Teólogos e cientistas políticos cristãos como o brasileiro Franklin Ferreira e o canadense David Koyzis nos alertam para a necessidade de reformarmos nossa visão do Estado a fim de não promovermos novas formas de totalitarismo. Tais autores nos alertam para os discursos que prometem “salvar a nação”, “restaurar a ordem” ou “redimir o povo”; discursos que frequentemente ocultam projetos autoritários que buscam suprimir a crítica e silenciar as divergências, além de elevar meros seres humanos à categoria de “redentores da nação”. Tal visão deve ser repudiada. Como declarou Franklin Ferreira na obra Contra a idolatria do Estado: o papel do cristão na política (2016) “O repúdio à idolatria do Estado e a necessária resistência dos cristãos ao autoritarismo, especialmente ao totalitarismo.” (p. 15).
Na obra Visões e ilusões políticas: uma análise e crítica cristã das ideologias contemporâneas (2014), David T. Koyzis argumenta com precisão que existem muitas ideologias atualmente que tentam fornecer uma explicação total do mundo e de sua história, para que, em seguida, apresente um plano redentivo, resgatando assim, nos dias atuais, os mesmos elementos totalitários do século XX, e que são extremamente perigosos para as liberdades civis atuais.

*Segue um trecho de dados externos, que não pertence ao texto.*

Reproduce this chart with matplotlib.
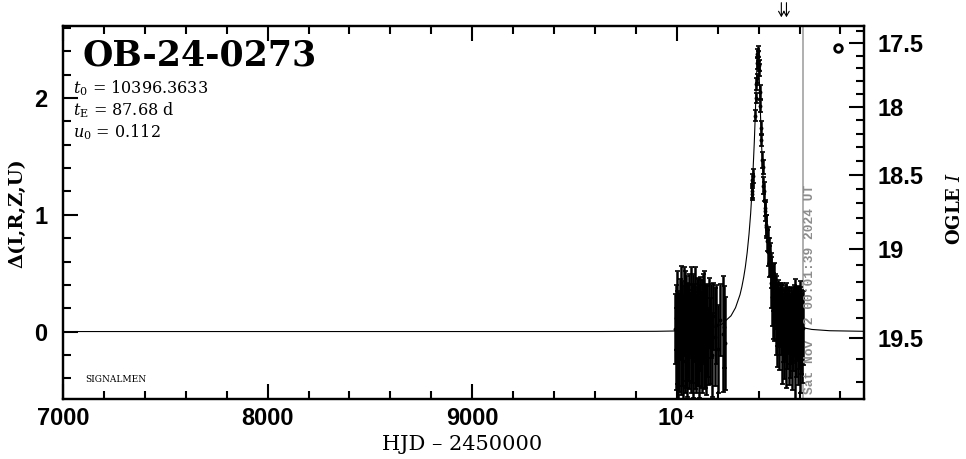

Por fim, temos que nos lembrar que em contextos de crise social e declínio espiritual, como o Brasil recente, a tentação de entregar a liberdade civil em troca de promessas de redenção existencial por parte do Estado torna-se grande. Entretanto, como mostram Arendt, Oakeshott, Ferreira e Koyzis, o custo disso é alto: a supressão da liberdade, a criminalização da oposição, a manipulação da verdade, a idolatria de líderes políticos e, em casos extremos, o colapso moral e humano de toda uma sociedade em torno de um ideal utópico que promete purificar a humanidade do mal. Reconhecer e resistir às novas formas de política de fé que desembocam em totalitarismo é, portanto, uma responsabilidade ética e cidadã de todos, especialmente dos cristãos. Que o passado totalitário da Alemanha nos sirva de advertência — para que a esperança não nos cegue, e a liberdade não se perca.